La caméra recule alors, et Ramzan Kadyrov apparaît en survêtement noir, surplombant le comédien dont il n'a pas relâché l'épaule. "Nous l'avons prouvé, bien sûr Akhmat Sila", articule-t-il, reprenant ce cri patriotique tchétchène, signifiant "Akhmat est la force", en hommage au père et prédécesseur du dirigeant, Akhmat Kadyrov. "Écrivons le comme ça", répond le sosie du président ukrainien, hochant la tête avec amertume. "Il était temps, tu as pris du retard", poursuit le président tchétchène d'un ton laconique, tandis que l'autre trace un "Z" pour toute signature sur un traité de reddition.

Derrière cette mise en scène à grosses ficelles, l'acteur qui campe le personnage de Volodymyr Zelensky est en fait un humoriste, comme l'était lui-même le président ukrainien avant d'accéder au pouvoir. Mais le comique est ici russe : Alexeï Stoliarov, surnommé Lexus, s'est fait connaître en Russie en duo avec un autre comique, Vladimir Kouznetsov, alias Vovan, en piégeant des célébrités par des canulars. Un tandem s'en prenant souvent aux ennemis de Vladimir Poutine, intérieurs comme étrangers, et qui s'est d'ailleurs targué, au tout début du conflit en Ukraine en mars dernier, d'avoir réussi à se faire passer pour le Premier ministre ukrainien dans un appel vidéo avec le Secrétaire d'État britannique à la Défense, Ben Wallace.

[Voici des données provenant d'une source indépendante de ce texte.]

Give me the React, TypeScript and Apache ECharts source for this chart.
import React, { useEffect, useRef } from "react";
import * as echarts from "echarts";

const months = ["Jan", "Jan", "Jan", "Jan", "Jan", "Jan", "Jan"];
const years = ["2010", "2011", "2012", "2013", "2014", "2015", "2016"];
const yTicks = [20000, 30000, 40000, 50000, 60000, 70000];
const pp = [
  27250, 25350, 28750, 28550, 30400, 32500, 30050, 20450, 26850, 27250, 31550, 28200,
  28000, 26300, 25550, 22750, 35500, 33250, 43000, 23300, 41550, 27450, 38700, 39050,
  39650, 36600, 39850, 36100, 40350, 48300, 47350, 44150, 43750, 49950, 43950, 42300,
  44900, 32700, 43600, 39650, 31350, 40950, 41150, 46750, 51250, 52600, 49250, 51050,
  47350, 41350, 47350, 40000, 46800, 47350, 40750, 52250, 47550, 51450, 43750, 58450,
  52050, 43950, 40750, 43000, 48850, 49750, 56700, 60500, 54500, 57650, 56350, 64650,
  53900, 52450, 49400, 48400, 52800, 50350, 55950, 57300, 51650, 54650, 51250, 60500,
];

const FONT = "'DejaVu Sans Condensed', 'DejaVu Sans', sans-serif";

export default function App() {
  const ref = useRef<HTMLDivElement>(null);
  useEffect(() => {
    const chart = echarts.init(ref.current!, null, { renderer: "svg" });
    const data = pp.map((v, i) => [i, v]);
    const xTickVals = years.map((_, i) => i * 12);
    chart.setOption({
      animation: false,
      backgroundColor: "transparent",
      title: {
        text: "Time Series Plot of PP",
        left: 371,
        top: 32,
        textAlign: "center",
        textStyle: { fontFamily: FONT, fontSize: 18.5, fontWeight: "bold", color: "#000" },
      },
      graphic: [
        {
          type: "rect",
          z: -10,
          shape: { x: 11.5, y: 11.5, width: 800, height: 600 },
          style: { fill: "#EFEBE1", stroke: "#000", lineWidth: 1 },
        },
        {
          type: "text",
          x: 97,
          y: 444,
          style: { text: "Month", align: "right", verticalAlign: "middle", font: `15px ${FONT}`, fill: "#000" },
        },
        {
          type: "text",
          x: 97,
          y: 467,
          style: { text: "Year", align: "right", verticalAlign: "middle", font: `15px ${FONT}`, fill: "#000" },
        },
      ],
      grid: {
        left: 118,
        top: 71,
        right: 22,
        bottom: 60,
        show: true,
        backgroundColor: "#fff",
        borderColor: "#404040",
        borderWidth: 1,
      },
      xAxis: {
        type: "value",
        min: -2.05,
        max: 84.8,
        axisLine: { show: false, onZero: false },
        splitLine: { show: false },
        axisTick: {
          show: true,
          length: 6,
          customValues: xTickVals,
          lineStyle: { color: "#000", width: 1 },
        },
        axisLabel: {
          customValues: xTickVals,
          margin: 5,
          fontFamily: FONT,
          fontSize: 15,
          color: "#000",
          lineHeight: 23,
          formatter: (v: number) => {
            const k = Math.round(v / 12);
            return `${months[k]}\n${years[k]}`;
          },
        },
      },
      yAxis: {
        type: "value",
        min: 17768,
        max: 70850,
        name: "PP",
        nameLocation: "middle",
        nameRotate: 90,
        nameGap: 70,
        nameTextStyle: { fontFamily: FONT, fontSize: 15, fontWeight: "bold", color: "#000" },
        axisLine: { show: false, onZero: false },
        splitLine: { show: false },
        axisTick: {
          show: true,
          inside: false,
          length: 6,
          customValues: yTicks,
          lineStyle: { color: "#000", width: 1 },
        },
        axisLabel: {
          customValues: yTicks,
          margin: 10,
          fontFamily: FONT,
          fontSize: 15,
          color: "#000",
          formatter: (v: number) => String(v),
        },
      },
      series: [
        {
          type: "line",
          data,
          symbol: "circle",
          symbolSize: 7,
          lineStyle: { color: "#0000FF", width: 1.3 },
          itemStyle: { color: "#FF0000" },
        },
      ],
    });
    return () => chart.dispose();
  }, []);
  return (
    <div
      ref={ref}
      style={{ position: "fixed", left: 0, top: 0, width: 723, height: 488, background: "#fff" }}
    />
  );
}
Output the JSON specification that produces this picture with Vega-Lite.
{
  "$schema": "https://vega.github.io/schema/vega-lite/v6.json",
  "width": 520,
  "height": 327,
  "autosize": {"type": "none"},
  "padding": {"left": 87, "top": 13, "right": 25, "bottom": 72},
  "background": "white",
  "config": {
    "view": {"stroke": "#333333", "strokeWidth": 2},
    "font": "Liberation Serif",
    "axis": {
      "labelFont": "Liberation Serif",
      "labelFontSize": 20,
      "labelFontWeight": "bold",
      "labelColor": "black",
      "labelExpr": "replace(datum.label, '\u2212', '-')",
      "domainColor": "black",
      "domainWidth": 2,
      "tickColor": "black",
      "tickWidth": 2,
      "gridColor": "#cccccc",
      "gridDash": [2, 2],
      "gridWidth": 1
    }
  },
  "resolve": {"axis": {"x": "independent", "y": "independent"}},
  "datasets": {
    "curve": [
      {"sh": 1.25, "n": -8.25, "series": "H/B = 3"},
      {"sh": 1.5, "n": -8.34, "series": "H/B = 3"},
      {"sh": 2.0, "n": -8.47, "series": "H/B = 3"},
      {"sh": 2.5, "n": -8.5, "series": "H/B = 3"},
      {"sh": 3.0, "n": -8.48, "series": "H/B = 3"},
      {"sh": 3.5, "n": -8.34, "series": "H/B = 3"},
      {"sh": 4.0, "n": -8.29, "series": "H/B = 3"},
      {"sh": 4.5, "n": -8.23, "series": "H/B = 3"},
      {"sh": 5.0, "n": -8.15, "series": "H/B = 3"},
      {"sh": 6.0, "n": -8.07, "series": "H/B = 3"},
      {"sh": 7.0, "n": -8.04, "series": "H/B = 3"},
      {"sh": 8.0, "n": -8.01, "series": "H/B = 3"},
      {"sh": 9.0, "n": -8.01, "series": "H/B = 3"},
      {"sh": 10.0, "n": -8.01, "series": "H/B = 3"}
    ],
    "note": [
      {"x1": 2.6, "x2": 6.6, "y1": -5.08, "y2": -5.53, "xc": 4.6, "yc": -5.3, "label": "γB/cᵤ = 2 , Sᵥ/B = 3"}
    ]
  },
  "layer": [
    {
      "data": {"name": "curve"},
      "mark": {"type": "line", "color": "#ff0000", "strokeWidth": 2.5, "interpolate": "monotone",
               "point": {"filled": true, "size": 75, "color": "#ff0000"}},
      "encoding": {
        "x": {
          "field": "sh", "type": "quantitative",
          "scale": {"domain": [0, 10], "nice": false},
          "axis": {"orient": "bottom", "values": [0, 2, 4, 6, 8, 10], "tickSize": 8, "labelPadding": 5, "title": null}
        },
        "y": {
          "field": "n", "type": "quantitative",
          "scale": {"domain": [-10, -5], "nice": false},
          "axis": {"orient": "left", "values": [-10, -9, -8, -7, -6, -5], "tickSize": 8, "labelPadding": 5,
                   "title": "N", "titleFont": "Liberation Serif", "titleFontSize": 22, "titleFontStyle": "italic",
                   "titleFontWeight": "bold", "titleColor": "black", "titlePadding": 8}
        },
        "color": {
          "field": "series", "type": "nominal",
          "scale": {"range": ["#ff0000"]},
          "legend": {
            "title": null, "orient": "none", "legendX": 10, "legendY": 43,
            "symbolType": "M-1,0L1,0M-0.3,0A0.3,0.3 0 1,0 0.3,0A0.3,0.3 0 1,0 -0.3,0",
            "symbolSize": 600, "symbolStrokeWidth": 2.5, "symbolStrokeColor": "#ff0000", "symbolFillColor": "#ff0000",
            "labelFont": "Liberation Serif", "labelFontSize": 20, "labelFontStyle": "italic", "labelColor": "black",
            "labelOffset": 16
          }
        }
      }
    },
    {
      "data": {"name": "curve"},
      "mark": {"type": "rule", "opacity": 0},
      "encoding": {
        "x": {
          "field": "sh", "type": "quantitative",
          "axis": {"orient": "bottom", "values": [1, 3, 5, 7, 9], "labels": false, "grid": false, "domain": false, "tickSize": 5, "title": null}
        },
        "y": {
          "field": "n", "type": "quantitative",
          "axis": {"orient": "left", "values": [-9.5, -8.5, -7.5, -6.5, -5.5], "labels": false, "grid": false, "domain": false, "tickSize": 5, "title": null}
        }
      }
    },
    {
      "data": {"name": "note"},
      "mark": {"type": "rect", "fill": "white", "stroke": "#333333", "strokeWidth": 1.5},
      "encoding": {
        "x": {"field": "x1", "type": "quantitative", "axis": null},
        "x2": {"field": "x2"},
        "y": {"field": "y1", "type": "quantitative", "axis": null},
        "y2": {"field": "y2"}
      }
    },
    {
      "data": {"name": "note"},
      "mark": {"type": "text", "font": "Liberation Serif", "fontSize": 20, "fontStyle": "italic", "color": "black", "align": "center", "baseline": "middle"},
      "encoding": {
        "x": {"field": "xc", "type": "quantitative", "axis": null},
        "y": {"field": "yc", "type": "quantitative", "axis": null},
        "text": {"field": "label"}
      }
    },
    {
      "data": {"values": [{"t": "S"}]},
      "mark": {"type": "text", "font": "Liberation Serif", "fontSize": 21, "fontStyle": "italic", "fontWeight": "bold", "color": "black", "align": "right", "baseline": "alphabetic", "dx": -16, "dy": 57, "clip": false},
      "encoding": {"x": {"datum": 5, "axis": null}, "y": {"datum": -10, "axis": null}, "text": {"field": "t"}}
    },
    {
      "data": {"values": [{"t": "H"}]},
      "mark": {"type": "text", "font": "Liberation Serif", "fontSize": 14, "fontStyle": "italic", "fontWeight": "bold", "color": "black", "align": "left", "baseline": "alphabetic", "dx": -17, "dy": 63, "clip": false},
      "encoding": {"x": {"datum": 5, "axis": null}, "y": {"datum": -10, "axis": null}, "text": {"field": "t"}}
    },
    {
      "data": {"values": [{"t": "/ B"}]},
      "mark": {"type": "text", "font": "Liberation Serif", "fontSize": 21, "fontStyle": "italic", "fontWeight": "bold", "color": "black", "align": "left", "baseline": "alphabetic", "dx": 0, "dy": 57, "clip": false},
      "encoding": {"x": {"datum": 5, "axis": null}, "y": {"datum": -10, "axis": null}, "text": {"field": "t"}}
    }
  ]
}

Les deux humoristes russes n'en sont pas à leur coup d'essai : en 2019, ils avaient affirmé avoir piégé Emmanuel Macron en se faisant déjà passer pour Volodymyr Zelensky, fraîchement élu à ce moment-là, ce que l'Élysée avait refusé de commenter. À leur palmarès, ils revendiquent aussi s'être joués du chanteur Elton John, du président turc Recep Tayip Erdogan, du prince Harry ou encore tout dernièrement l'autrice de la saga Harry Potter, J.K Rowling, se faisant encore passer pour Volodymyr Zelensky. 

Mais le duo d'usurpateurs se défend de toute proximité avec les services secrets russes. En 2016, Vovan expliquait à l'AFP vouloir "montrer le visage réel de certains partenaires de la Russie, leur hypocrisie". "Nous faisons uniquement les choses qui sont dans l'intérêt de notre pays", assurait de son côté Lexus. Désormais bannis de YouTube, ils sont toutefois largement diffusés sur les chaînes publiques russes. 

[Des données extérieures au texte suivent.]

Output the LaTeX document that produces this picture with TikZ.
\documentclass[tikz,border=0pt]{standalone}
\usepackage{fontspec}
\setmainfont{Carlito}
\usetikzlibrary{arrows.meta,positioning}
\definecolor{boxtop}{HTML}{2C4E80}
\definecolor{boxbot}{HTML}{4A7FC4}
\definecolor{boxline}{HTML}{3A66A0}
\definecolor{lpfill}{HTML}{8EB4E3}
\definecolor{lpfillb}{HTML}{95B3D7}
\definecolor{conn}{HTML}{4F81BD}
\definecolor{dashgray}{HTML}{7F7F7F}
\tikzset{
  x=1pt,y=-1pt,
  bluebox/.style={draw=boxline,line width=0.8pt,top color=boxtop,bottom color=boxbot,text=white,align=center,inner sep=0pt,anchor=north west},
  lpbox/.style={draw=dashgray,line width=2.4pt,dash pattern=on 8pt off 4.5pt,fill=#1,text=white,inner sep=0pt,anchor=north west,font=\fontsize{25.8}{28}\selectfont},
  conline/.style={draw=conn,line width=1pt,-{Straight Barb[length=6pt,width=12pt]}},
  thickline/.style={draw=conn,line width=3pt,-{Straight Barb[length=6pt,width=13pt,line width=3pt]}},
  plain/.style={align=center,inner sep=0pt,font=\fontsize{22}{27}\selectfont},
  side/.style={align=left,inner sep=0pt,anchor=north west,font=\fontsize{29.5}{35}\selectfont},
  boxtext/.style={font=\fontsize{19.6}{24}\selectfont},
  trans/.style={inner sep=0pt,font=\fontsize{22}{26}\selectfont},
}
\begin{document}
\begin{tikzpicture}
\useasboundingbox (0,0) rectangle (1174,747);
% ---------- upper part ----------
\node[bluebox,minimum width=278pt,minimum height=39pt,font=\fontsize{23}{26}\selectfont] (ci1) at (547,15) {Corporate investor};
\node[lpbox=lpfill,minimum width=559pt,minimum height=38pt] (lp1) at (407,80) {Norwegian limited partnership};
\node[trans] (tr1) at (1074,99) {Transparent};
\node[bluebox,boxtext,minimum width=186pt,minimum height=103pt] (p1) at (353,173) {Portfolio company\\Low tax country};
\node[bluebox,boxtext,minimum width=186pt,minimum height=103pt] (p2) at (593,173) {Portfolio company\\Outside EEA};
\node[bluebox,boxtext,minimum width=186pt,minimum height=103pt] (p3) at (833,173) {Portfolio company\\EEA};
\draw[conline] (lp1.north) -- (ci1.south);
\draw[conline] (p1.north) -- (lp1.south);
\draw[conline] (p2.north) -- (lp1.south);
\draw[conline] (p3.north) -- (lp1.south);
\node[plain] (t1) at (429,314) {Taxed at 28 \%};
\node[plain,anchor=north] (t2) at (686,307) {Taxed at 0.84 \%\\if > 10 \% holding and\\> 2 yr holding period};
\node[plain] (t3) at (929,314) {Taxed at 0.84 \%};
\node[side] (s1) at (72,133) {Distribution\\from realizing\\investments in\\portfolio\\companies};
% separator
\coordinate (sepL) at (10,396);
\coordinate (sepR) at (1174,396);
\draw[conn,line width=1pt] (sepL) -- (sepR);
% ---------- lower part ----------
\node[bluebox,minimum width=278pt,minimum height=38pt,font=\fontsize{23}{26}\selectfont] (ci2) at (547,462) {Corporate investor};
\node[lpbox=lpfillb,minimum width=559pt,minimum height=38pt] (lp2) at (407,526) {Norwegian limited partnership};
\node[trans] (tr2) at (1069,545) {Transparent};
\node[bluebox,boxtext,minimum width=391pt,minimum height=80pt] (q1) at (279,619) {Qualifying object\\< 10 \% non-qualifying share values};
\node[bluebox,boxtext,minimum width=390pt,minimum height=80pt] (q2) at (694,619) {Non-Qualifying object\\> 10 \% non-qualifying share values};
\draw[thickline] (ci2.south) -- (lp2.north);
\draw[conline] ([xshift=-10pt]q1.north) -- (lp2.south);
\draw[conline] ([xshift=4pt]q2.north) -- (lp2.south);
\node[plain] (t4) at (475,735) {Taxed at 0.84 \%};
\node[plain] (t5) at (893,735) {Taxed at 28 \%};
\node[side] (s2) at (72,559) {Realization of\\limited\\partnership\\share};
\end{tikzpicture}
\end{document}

Les troupes tchétchènes en première ligne dans le Donbass

Quant à la Tchétchénie, elle confirme par cette vidéo son rôle de caisse de résonance de la propagande russe, les autorités multipliant les vidéos de mise en scène de ses soldats maniant les armes. Mais son rôle ne se limite pas à un relais de communication. Au début du conflit, Grozny avait annoncé envoyer 10.000 hommes en soutien des troupes de Moscou. Et dans les trois grandes prises russes à l'Est de l'Ukraine, dans le Donbass, à savoir Marioupol, Severodonetsk et Lyssytchansk, tombée dimanche pour la toute dernière, les soldats tchétchènes se situaient en avant poste et étaient les premiers à rentrer dans ces villes-clé. 

Des offensives documentées par de nombreuses vidéos, dans lesquelles les troupes de Ramzan Kadyrov brandissent fièrement leur drapeau. L'un des commandants tchétchènes, Zamid Chalaev, figure d'ailleurs sur les images de la conquête de ces trois centres urbains. Des forces envoyées donc en première ligne par le Kremlin pour faire plier des villes ukrainiennes résistantes mais stratégiques pour l'armée russe.